PROBLEM REQUIREMENTS: Copy exactly, and only, the lines below from the first through the one containing "from matplotlib.patches import Rectangle", both included; pictures are omitted.

____ SUPPLIED DATA

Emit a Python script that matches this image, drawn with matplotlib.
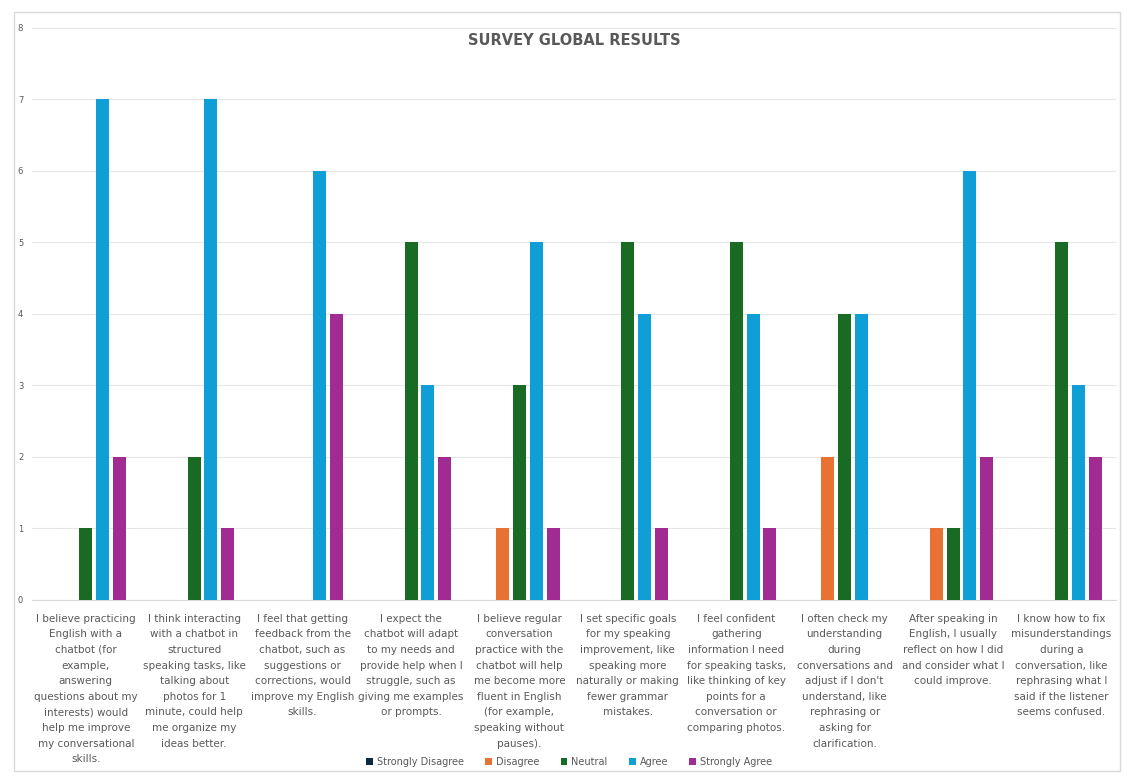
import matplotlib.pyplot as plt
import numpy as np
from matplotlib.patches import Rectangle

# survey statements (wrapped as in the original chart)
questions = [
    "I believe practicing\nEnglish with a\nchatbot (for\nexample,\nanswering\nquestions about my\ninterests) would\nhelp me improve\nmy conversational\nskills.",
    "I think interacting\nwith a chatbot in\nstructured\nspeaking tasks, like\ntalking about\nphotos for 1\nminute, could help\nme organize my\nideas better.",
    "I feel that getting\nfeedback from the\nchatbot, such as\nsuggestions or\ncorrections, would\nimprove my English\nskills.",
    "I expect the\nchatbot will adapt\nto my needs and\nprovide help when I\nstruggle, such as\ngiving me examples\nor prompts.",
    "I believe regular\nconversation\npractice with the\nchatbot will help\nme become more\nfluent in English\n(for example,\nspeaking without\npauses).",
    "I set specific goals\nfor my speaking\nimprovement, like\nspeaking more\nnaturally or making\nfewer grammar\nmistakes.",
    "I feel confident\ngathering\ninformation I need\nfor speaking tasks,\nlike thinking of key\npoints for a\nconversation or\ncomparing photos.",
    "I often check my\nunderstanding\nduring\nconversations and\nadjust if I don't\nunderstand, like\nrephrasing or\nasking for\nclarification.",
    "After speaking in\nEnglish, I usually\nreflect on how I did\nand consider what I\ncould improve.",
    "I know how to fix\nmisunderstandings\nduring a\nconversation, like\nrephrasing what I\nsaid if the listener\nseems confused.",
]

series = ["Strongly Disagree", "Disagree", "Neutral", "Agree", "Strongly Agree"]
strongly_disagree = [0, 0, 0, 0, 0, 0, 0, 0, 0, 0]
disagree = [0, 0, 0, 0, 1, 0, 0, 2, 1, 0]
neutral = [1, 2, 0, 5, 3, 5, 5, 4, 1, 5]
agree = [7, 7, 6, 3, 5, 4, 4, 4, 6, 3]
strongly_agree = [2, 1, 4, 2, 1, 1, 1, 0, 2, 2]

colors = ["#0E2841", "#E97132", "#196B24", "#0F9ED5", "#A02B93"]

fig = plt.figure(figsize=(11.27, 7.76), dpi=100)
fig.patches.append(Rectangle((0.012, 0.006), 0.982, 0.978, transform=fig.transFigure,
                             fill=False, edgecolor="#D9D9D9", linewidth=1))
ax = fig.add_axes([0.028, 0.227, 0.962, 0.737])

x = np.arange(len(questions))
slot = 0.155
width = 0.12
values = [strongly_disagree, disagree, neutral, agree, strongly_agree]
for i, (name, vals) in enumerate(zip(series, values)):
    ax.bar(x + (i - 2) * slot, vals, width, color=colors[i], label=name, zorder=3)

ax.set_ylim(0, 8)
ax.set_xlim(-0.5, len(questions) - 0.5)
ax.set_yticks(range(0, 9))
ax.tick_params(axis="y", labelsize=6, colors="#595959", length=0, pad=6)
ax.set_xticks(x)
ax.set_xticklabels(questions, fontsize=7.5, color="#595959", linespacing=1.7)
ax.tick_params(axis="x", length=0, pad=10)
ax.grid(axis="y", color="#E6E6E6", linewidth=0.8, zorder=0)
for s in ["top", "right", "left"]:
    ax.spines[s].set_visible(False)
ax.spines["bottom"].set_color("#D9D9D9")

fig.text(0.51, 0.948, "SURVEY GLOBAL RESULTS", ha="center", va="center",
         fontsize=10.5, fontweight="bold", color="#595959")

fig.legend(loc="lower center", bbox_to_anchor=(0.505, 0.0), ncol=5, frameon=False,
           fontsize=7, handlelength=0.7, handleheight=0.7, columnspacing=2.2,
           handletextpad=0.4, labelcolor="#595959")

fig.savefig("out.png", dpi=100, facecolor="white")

________

RESULT FOR THIS TASK:
Emit a Python script that matches this image, drawn with matplotlib.
import matplotlib.pyplot as plt
import numpy as np
from matplotlib.patches import Rectangle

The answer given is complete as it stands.